>> start Exercise materials
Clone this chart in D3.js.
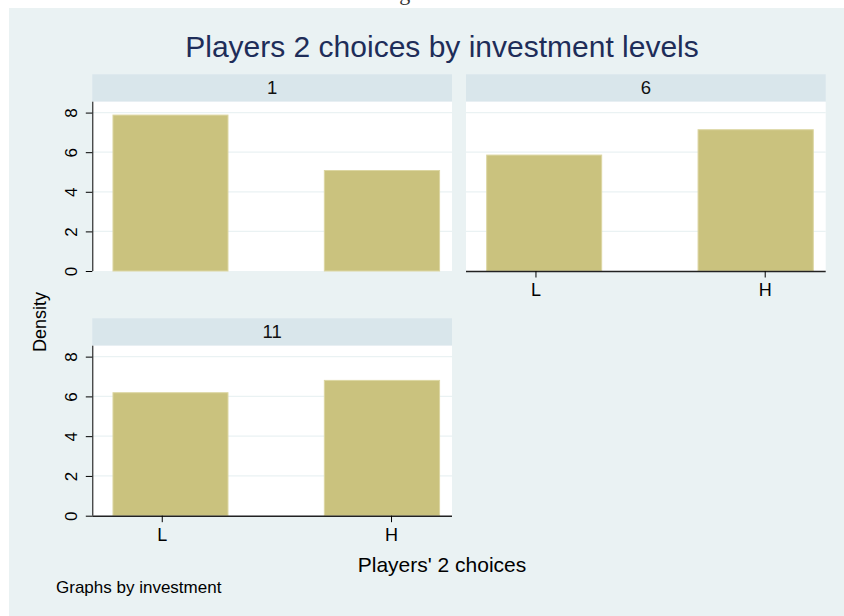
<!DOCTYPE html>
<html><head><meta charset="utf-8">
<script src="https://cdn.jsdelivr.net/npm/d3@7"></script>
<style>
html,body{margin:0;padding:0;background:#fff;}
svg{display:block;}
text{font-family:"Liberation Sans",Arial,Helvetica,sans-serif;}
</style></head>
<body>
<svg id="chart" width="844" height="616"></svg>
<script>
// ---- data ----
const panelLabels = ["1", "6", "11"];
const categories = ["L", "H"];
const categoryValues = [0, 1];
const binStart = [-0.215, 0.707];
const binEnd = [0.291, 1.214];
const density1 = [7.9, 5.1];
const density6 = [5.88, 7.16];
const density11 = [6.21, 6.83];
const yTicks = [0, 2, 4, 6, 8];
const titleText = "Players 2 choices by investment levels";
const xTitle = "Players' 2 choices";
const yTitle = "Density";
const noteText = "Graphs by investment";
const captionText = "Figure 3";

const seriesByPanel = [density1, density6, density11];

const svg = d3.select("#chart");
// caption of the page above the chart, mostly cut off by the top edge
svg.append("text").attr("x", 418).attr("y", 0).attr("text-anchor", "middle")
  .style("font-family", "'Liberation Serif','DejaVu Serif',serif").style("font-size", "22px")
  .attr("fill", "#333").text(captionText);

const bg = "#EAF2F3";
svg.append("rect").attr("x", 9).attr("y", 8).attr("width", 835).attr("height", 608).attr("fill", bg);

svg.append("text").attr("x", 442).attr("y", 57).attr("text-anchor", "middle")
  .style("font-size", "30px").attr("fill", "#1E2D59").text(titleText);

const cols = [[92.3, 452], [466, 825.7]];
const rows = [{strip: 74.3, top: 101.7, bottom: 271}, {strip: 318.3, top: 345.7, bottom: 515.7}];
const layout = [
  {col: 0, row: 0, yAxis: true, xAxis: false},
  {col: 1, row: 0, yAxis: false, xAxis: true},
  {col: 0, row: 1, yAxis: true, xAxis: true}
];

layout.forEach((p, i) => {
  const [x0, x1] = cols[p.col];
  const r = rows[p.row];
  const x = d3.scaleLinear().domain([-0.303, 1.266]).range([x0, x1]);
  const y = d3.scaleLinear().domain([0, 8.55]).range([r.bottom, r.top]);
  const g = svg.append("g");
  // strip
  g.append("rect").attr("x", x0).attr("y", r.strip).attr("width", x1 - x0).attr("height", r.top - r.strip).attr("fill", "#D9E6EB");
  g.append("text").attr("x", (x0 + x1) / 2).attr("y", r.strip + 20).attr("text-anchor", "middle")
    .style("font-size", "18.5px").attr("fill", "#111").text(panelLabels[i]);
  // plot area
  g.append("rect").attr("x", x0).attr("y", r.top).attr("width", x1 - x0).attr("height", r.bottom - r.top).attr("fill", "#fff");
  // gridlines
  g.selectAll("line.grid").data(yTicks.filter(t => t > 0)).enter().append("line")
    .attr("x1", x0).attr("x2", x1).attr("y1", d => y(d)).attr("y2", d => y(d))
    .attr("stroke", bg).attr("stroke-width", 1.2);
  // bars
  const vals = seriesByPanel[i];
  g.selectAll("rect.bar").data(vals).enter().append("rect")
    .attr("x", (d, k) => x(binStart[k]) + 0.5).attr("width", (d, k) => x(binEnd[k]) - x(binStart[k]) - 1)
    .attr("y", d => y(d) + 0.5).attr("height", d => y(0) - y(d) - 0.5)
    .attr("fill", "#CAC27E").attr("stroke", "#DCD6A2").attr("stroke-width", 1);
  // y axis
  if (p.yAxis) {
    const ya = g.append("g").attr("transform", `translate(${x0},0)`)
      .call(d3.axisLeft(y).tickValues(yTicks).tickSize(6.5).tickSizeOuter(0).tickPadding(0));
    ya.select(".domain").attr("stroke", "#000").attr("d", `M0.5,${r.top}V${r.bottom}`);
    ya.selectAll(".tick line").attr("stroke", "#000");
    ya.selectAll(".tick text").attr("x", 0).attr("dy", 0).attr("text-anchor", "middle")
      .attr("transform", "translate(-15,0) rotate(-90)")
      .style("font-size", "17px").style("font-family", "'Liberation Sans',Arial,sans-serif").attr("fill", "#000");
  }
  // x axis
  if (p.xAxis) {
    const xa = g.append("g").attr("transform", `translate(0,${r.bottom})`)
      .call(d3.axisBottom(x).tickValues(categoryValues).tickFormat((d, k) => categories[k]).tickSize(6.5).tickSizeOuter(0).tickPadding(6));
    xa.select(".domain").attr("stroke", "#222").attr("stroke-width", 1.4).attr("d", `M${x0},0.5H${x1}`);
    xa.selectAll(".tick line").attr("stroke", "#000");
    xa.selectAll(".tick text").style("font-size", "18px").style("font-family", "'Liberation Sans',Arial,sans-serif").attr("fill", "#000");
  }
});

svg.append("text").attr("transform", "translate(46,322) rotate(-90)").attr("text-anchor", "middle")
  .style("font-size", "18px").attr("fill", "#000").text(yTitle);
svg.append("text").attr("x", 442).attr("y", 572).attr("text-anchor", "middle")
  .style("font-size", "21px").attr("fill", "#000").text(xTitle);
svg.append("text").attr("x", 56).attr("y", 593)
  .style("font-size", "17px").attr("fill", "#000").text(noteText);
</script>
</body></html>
>> end Exercise materials
>> start Exercise materials
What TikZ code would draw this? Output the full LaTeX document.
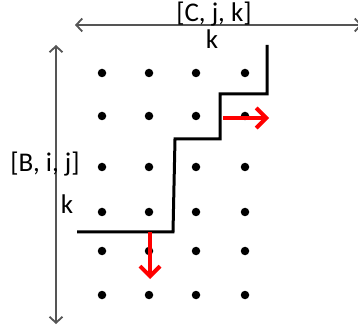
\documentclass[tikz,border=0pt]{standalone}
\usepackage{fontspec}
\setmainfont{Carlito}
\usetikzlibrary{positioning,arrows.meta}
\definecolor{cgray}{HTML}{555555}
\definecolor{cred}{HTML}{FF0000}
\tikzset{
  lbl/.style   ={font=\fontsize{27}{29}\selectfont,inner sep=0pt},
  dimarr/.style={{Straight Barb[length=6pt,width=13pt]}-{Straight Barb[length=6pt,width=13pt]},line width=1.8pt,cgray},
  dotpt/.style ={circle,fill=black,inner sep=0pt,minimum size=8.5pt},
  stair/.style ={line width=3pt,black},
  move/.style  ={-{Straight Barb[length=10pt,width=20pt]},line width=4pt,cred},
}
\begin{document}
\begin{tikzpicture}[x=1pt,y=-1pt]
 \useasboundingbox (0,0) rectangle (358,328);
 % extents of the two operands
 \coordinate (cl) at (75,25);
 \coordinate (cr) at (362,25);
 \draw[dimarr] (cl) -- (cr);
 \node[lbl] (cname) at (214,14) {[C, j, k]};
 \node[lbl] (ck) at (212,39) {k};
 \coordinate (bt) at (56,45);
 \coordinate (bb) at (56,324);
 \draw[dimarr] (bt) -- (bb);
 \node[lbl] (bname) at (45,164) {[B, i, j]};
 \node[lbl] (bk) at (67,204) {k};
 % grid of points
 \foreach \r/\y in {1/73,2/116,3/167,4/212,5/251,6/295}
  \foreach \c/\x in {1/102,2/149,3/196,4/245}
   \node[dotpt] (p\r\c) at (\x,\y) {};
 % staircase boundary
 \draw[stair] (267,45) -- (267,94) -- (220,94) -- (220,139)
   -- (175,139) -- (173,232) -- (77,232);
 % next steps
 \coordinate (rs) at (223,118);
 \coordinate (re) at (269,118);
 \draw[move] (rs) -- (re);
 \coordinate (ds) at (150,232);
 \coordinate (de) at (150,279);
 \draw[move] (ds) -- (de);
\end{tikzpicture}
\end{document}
>> end Exercise materials
>> start Exercise materials
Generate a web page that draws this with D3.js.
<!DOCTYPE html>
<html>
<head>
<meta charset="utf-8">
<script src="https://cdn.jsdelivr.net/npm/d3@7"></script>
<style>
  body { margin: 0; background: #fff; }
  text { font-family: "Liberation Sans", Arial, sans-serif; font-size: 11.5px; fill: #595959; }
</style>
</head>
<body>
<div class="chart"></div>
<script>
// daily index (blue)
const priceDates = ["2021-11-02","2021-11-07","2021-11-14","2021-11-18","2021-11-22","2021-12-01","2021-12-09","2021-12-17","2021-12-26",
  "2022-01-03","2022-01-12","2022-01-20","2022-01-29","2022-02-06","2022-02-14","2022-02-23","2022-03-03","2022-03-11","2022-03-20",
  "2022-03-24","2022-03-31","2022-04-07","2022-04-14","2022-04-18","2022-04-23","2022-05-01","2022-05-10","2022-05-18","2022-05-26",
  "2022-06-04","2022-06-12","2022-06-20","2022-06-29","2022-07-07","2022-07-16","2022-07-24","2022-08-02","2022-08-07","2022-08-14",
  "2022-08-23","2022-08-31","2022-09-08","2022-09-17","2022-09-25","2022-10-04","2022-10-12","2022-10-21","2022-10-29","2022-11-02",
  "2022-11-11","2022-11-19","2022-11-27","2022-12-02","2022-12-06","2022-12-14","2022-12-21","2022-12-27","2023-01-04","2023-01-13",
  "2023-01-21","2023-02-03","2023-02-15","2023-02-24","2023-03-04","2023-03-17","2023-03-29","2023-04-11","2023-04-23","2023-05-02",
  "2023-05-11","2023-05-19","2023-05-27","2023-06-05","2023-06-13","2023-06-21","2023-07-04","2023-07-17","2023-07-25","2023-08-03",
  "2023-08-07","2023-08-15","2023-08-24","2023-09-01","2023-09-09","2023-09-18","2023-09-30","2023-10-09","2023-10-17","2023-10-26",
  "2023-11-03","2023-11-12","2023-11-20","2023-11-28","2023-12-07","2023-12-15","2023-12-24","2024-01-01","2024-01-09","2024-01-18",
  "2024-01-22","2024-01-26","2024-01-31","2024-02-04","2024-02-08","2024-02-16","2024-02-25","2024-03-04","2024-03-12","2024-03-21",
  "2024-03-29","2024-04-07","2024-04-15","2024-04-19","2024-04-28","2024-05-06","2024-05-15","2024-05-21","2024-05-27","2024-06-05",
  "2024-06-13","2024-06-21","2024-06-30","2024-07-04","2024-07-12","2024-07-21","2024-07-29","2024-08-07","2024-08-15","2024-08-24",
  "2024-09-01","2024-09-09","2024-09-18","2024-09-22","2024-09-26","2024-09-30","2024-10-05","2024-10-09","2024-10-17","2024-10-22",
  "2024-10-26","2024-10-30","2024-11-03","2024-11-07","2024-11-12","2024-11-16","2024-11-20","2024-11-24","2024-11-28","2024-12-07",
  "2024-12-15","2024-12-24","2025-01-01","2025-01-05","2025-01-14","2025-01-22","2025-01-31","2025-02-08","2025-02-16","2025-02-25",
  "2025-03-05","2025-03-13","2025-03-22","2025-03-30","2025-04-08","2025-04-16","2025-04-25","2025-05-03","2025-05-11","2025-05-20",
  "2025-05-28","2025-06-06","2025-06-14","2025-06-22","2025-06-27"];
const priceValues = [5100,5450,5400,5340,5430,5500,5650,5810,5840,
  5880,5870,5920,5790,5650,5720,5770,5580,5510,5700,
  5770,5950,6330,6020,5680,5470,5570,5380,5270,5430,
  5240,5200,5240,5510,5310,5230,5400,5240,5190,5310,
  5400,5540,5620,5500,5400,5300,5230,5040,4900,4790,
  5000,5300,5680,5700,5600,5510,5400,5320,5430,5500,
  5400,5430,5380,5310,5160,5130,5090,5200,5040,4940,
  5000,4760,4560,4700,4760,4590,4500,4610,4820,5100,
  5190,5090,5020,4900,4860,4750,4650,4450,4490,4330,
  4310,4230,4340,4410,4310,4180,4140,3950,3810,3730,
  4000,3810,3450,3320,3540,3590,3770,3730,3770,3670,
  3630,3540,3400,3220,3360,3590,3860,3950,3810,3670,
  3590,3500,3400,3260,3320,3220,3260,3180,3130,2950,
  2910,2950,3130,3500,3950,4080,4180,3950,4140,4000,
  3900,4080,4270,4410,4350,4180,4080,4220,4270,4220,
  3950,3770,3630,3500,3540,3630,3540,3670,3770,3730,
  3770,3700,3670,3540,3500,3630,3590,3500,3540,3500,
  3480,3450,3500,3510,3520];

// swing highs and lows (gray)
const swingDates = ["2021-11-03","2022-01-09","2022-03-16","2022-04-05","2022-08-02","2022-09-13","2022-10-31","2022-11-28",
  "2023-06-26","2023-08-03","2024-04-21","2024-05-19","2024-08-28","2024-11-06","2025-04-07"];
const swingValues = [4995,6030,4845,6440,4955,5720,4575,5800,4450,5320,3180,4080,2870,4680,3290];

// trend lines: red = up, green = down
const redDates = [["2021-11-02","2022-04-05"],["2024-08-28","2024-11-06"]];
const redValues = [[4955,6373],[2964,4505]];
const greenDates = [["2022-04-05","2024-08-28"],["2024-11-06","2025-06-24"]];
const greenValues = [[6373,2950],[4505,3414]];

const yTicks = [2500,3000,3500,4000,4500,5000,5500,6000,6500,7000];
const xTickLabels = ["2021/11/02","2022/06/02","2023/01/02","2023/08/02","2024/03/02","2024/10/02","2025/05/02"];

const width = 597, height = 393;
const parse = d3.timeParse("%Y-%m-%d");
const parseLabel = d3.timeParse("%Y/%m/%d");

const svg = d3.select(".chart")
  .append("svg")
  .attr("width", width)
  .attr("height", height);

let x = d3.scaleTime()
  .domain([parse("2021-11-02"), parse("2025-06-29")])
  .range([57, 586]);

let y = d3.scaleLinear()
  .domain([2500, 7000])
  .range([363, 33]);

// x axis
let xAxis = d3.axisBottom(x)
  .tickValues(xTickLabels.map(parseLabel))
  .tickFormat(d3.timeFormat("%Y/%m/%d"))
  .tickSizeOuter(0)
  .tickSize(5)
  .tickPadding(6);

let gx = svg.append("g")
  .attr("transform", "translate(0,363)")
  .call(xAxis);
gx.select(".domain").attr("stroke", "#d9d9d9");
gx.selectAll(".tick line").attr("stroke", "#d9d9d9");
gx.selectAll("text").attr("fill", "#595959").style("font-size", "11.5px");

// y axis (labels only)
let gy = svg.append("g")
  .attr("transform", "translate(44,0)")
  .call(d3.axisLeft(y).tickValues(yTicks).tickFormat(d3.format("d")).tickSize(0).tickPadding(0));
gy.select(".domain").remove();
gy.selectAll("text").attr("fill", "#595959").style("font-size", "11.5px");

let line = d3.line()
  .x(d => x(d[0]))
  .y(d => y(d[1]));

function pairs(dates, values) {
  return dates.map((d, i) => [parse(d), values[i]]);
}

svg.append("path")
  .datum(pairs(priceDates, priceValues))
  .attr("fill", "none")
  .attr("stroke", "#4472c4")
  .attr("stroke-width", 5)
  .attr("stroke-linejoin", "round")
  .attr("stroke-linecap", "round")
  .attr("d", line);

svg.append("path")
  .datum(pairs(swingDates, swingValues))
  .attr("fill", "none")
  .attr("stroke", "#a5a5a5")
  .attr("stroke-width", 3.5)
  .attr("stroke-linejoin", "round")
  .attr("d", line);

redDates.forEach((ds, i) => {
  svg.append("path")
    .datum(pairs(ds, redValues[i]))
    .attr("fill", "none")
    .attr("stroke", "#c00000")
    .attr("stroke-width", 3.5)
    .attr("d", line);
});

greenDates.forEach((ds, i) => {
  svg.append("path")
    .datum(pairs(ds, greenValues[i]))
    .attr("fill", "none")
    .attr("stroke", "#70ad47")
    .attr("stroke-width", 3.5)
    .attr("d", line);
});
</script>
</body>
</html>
>> end Exercise materials
● **Work to complete**: Identify every line above that includes the word "this", and show those lines.

● **Complete output**:
Clone this chart in D3.js.
What TikZ code would draw this? Output the full LaTeX document.
Generate a web page that draws this with D3.js.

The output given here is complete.